CUH ‘struggling’ as 54 patients on trolleys

In total, 493 people were on trolleys around the country, according to figures compiled by the Irish Nurses and Midwives organisation. However, the trolley crisis was at its worst at Cork University Hospital with 54 people on trolleys.
Beaumont in Dublin had 38 people on trolleys, University Hospital Limerick had 34, and Letterkenny had 31.
The HSE has said it is committed to reducing hospital over-crowding through its winter initiative plan but Fianna Fáil health spokesman Billy Kelleher said Simon Harris has become the third Fine Gael health minister in a row to “fail to deal with the overcrowding crises in our emergency departments”.
He described the figures at CUH as “staggering”.
“This just isn’t acceptable. I know many of the doctors, nurses and management in Cork University Hospital.

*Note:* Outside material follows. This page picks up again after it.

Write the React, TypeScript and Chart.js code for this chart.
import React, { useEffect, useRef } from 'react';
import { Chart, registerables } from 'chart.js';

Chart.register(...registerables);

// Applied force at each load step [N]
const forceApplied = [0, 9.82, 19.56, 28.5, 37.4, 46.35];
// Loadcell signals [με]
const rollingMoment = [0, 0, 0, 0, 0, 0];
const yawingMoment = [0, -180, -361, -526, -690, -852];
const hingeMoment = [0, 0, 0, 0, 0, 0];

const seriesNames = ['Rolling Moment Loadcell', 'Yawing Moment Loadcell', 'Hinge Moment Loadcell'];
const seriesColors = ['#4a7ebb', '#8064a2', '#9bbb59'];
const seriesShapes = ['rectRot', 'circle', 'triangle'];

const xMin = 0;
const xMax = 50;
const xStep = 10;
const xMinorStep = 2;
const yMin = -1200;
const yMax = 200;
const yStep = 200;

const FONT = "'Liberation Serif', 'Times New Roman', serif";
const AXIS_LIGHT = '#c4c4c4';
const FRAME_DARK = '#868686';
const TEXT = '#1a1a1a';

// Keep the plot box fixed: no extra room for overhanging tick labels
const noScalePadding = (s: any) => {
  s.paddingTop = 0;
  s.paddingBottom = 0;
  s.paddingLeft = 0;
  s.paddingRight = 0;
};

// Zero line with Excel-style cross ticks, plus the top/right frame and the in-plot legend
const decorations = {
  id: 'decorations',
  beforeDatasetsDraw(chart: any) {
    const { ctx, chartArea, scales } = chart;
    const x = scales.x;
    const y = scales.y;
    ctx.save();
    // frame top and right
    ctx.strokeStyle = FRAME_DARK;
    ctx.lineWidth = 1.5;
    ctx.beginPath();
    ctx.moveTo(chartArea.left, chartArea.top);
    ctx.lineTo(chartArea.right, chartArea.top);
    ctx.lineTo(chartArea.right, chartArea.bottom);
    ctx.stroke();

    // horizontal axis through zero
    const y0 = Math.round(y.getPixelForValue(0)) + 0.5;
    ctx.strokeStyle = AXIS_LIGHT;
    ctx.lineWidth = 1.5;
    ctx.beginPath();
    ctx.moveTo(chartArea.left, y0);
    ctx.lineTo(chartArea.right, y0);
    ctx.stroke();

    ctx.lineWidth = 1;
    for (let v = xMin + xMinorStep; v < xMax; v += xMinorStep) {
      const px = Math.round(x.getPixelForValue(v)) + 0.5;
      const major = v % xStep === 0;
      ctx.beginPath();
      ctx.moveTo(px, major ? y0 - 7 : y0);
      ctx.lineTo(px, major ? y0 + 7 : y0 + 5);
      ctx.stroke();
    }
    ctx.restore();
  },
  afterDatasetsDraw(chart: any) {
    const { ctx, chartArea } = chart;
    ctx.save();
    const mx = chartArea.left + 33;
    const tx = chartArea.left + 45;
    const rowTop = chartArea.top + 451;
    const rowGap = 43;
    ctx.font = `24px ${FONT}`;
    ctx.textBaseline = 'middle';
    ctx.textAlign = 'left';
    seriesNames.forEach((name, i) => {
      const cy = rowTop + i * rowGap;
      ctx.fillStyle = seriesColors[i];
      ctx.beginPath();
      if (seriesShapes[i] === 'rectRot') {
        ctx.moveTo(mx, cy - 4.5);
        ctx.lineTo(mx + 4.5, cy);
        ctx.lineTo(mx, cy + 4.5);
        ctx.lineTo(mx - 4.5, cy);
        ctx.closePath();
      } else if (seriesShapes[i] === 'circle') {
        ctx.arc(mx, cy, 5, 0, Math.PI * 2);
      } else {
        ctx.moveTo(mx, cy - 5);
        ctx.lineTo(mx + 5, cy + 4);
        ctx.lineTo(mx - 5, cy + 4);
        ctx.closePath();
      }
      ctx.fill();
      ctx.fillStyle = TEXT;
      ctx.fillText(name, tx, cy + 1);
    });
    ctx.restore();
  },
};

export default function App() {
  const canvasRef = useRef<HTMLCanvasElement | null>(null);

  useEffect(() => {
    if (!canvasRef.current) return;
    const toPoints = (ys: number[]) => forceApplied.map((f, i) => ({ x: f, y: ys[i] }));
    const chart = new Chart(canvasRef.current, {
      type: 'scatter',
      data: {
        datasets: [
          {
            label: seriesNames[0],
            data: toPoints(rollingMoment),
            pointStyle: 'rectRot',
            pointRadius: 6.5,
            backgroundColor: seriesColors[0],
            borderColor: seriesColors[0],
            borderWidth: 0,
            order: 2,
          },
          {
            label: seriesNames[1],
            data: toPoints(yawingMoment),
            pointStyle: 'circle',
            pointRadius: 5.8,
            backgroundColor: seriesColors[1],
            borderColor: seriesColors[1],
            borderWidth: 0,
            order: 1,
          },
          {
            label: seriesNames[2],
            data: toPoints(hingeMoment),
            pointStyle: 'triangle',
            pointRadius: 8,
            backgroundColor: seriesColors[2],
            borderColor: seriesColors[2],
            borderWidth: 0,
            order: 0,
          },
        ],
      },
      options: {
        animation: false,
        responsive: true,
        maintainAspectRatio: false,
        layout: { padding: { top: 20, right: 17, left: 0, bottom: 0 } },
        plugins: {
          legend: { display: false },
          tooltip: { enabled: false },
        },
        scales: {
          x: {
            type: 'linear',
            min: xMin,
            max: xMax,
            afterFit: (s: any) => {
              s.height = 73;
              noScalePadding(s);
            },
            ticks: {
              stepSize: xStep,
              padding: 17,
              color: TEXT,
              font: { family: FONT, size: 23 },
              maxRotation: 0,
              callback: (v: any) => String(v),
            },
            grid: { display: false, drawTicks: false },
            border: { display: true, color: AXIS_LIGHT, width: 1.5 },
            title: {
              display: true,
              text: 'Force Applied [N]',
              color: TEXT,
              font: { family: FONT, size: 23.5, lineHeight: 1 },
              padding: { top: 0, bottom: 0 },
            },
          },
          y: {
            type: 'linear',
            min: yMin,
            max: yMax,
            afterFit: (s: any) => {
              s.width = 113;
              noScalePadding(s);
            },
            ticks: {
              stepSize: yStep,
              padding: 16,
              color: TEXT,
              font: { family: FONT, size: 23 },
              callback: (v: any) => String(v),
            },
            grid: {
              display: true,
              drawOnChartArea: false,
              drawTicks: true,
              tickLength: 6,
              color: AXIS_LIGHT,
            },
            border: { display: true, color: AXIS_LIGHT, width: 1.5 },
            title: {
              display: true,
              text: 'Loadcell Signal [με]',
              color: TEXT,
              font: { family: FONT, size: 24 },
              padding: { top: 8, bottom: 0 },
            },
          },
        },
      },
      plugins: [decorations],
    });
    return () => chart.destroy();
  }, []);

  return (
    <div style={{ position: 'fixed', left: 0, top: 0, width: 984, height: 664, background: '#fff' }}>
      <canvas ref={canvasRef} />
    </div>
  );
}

“They are doing their level best to deal with the situation but the reality is that not enough beds are being made available for acute patients, and not enough home care packages are being provided to elderly patients to enable them be discharged from hospital, and back into their homes.”

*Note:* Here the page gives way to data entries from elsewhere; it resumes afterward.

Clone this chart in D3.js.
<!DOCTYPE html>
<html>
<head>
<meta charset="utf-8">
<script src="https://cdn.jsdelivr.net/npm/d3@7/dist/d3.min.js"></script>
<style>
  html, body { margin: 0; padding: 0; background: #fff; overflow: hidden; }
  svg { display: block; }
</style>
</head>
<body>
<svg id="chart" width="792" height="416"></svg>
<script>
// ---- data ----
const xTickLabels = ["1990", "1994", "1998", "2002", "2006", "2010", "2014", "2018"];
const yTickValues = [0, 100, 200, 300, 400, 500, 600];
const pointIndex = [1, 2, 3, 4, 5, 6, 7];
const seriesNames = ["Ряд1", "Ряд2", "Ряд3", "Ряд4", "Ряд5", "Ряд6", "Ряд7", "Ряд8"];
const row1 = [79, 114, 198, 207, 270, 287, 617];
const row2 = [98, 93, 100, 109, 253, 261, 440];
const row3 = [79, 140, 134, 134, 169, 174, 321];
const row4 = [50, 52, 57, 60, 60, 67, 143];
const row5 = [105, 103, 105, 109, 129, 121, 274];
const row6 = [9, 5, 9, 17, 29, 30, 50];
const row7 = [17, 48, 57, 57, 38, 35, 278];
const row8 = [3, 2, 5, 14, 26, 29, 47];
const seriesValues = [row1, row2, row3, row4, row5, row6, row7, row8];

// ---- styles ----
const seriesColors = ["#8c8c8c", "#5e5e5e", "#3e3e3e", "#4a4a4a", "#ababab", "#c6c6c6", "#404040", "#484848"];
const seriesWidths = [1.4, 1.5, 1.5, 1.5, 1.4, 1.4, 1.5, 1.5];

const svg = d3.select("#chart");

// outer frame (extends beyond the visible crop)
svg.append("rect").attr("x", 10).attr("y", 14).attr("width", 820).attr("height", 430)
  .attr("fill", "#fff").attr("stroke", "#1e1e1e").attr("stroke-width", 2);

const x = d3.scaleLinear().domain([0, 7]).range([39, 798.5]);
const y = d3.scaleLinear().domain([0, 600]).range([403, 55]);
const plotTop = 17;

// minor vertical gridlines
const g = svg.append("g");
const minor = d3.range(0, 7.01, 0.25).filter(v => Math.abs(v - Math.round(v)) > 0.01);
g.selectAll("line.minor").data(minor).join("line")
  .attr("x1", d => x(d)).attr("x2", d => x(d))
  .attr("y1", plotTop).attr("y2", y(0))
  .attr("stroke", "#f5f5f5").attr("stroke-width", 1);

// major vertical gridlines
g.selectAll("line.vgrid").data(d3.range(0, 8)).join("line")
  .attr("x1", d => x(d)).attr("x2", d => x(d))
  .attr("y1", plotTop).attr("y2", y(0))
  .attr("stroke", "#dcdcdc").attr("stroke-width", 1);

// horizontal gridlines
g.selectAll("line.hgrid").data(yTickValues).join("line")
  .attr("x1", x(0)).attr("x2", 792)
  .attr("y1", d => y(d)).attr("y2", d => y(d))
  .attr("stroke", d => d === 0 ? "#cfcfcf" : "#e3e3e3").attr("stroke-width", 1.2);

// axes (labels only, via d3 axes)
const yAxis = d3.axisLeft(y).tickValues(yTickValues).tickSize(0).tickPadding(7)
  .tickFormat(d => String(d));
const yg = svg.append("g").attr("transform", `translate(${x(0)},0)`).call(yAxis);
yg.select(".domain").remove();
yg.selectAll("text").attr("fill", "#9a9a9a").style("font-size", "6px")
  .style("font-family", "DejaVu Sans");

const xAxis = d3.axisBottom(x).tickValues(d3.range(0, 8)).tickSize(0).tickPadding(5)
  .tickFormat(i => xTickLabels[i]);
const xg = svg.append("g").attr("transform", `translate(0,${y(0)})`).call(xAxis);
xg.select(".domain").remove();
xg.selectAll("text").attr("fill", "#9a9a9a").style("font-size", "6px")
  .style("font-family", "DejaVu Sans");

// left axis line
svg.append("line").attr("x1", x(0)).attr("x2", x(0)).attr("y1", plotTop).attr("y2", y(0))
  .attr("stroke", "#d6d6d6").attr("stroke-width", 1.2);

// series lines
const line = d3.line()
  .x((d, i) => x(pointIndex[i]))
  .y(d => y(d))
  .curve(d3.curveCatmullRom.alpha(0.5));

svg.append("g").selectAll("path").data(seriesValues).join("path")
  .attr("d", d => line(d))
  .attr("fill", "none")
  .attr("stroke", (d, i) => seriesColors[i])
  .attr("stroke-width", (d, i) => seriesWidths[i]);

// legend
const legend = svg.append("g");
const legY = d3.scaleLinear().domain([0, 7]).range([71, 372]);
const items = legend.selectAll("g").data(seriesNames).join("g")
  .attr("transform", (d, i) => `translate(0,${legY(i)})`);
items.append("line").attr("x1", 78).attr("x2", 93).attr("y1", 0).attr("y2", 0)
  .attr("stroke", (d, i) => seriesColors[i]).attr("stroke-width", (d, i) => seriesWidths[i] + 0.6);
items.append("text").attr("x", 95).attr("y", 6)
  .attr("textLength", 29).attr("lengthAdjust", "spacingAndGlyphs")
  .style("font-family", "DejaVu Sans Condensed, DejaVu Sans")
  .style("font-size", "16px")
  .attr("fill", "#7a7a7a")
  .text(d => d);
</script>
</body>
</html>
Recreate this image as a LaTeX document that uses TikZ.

CUH CEO, Tony McNamara told RTÉ News 240 patients had presented at the emergency department in the hospital on Monday, “the highest ever recorded”.

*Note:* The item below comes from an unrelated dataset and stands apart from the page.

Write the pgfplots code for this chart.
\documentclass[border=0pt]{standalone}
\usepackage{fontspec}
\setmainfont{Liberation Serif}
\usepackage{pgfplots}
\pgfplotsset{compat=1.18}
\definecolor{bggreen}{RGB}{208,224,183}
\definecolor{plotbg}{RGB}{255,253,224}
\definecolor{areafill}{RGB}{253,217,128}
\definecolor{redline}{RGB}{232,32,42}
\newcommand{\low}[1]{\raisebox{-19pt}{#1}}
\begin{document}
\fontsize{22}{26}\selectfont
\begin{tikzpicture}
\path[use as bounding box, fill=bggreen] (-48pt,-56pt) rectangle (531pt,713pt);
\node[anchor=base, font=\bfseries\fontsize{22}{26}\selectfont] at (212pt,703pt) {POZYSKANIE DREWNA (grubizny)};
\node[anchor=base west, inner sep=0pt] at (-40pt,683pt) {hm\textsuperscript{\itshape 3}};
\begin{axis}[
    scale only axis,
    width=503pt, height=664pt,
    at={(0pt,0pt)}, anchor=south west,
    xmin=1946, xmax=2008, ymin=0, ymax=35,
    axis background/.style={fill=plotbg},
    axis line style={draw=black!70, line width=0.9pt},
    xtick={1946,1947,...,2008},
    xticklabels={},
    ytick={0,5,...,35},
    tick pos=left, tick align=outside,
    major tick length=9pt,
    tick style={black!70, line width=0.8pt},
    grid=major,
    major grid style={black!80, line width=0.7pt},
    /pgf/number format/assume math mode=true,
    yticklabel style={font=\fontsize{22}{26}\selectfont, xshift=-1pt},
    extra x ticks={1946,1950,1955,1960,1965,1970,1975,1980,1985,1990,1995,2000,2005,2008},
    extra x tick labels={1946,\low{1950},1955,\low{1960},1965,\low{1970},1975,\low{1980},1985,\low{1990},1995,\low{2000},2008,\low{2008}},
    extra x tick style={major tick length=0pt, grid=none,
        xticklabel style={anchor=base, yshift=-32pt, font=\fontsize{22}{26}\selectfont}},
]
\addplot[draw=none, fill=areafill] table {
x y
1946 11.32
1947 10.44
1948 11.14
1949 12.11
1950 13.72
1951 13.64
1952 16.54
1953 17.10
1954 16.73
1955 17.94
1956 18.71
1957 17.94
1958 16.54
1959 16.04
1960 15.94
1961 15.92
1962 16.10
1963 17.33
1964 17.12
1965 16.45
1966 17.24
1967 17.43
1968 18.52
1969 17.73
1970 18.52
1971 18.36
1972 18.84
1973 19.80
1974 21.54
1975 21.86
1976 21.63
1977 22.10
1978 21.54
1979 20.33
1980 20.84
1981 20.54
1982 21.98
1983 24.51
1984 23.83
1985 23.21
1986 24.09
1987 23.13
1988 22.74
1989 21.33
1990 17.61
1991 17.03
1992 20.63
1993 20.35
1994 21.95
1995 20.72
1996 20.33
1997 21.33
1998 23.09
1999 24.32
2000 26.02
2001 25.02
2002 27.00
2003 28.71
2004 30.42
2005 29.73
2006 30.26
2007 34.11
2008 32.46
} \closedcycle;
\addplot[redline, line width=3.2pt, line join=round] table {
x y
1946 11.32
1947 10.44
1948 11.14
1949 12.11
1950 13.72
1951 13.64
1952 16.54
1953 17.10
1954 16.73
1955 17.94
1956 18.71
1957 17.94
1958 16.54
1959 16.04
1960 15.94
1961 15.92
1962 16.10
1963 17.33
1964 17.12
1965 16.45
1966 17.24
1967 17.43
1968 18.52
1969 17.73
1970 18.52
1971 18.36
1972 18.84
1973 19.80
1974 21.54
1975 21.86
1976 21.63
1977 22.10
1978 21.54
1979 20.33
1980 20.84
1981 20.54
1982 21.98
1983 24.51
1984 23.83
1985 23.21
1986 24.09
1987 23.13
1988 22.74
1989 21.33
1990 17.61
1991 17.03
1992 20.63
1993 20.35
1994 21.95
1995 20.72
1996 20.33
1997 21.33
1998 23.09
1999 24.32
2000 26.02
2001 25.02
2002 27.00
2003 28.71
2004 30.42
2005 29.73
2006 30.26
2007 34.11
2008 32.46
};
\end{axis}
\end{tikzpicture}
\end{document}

Of this, 80 had to be admitted to the hospital and “clearly this is an issue,” for capacity at the ED, he said.
He described the numbers requiring admission as equal to the number of patients in a “small hospital”. CUH did not respond to queries from this newspaper asking if planned operations would be cancelled at the hospital because of the overcrowding at the emergency department.
At Leaders Questions in the Dáil yesterday, Enda Kenny said the numbers on trolleys in hospitals was “unacceptable”.
The INMO said longstanding capacity and recruitment issues remain at the country’s emergency departments, and that sufficient money has not been set aside to discharge elderly patients to the community.